Code that draws figures
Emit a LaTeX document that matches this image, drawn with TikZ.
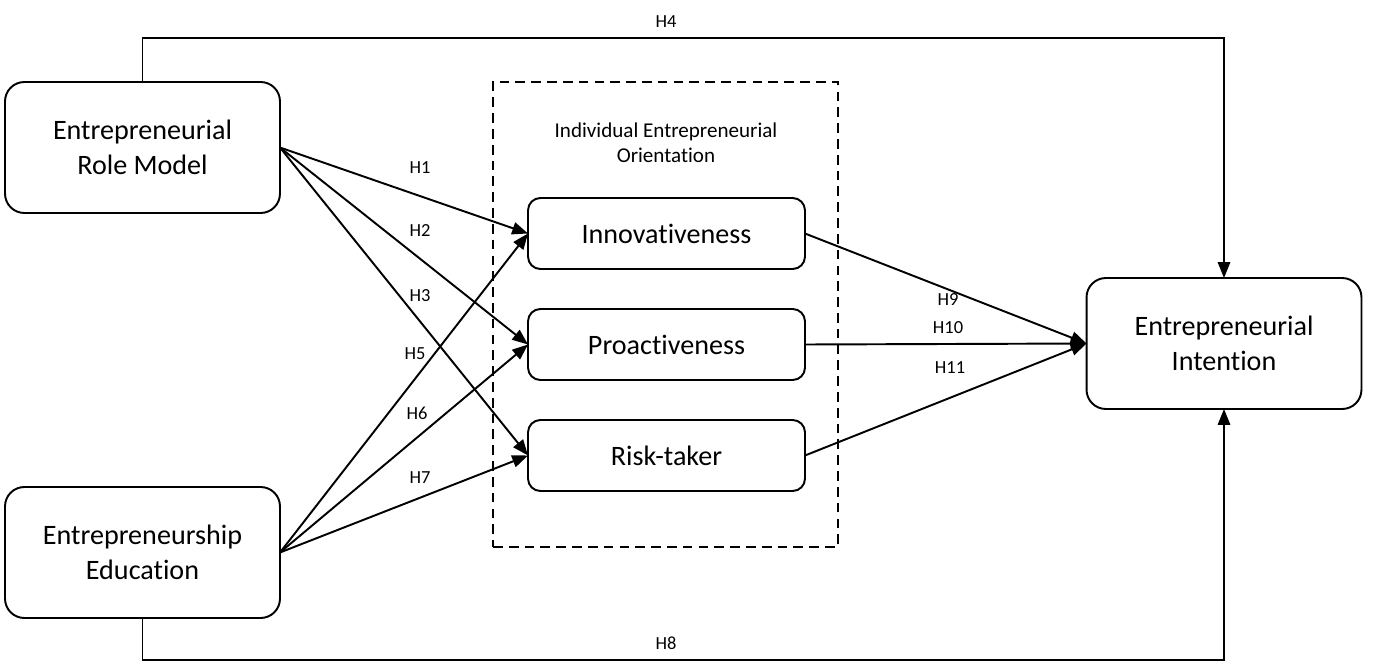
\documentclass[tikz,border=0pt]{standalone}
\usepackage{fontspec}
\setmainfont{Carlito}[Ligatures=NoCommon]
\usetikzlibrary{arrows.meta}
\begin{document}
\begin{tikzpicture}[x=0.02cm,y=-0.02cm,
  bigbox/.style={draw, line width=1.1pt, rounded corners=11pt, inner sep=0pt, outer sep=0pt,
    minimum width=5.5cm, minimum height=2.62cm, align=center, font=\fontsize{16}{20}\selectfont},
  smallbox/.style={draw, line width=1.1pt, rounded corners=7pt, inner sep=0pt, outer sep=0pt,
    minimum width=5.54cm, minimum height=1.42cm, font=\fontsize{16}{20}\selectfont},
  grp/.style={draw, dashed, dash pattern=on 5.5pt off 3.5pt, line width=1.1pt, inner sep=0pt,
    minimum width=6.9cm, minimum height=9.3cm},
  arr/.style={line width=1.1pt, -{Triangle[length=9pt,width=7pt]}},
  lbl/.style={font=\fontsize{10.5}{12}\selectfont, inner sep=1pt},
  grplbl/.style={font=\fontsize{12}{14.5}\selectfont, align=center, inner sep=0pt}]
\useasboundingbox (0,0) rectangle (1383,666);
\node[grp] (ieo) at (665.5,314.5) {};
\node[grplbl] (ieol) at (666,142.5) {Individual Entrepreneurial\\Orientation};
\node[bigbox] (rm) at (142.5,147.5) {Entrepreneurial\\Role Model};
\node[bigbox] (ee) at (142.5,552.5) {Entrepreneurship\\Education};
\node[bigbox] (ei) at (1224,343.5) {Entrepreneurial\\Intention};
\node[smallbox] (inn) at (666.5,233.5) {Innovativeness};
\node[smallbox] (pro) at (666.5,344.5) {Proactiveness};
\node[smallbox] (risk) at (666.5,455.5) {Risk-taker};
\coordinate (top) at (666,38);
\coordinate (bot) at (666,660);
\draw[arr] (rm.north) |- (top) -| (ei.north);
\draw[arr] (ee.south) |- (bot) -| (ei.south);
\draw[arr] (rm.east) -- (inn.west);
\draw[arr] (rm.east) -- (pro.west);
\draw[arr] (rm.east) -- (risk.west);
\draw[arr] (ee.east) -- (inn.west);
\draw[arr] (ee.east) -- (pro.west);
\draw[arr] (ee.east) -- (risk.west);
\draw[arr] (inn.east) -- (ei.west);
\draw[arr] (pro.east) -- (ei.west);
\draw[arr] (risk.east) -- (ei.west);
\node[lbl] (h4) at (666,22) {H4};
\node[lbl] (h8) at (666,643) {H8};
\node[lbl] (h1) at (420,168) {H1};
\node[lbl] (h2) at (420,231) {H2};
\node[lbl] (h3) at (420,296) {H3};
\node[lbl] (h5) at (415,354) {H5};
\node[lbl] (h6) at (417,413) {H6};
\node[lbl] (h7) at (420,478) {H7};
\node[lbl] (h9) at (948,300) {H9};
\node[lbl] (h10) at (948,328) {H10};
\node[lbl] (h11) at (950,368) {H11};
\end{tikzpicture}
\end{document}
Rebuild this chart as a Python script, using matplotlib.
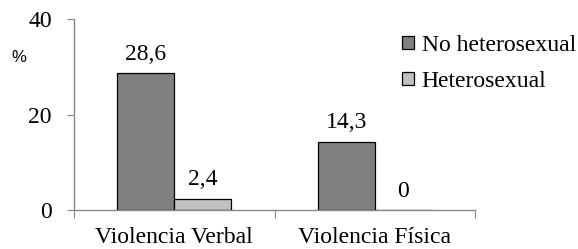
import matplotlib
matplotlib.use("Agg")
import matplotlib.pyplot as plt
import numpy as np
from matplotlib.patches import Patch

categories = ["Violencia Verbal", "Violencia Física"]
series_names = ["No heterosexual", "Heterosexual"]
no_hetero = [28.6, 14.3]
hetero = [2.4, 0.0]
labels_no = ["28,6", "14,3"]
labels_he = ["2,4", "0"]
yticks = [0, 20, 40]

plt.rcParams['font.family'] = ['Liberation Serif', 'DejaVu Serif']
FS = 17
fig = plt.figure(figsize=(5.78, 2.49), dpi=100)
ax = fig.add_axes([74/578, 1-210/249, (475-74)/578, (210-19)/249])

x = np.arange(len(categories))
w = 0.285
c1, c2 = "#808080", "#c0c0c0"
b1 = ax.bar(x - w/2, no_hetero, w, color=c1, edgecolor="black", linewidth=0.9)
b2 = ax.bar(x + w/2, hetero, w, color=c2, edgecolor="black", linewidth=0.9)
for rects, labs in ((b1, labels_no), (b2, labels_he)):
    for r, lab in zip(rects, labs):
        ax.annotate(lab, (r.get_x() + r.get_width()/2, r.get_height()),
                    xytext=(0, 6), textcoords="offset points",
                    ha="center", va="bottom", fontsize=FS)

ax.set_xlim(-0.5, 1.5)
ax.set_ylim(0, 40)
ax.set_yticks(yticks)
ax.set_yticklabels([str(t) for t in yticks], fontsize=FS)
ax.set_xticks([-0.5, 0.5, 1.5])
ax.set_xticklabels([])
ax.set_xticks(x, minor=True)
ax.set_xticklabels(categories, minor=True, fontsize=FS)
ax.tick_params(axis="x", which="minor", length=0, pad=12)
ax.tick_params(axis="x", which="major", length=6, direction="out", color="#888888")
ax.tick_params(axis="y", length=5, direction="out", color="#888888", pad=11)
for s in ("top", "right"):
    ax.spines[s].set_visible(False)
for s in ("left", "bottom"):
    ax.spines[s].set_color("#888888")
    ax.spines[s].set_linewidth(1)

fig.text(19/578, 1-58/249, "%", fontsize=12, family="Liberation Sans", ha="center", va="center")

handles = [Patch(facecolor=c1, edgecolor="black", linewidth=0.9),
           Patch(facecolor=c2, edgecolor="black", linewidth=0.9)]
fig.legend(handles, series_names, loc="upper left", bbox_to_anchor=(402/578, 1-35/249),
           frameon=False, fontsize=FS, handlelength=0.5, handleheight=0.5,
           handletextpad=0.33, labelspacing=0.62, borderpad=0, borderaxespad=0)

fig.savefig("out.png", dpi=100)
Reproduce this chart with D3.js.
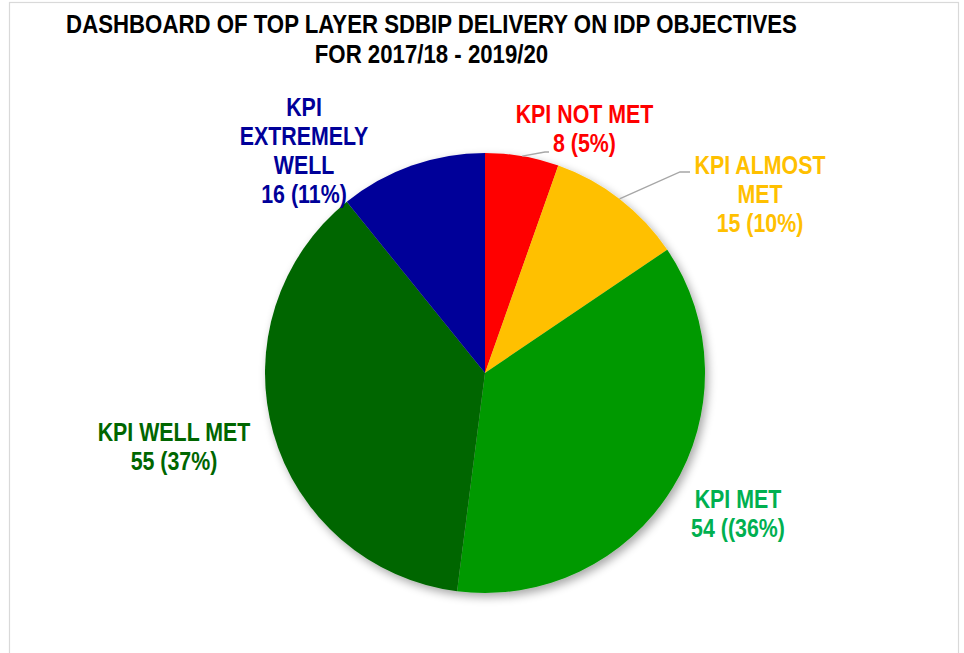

WHAT YOU WILL DO:
Take the lines above starting at the one containing "Rebuild this chart" and ending at the one containing "1-210/249, (475-74)/578, (210-19)/249])", and print them again exactly, without pictures.

TASK RESULT:
Rebuild this chart as a Python script, using matplotlib.
import matplotlib
matplotlib.use("Agg")
import matplotlib.pyplot as plt
import numpy as np
from matplotlib.patches import Patch

categories = ["Violencia Verbal", "Violencia Física"]
series_names = ["No heterosexual", "Heterosexual"]
no_hetero = [28.6, 14.3]
hetero = [2.4, 0.0]
labels_no = ["28,6", "14,3"]
labels_he = ["2,4", "0"]
yticks = [0, 20, 40]

plt.rcParams['font.family'] = ['Liberation Serif', 'DejaVu Serif']
FS = 17
fig = plt.figure(figsize=(5.78, 2.49), dpi=100)
ax = fig.add_axes([74/578, 1-210/249, (475-74)/578, (210-19)/249])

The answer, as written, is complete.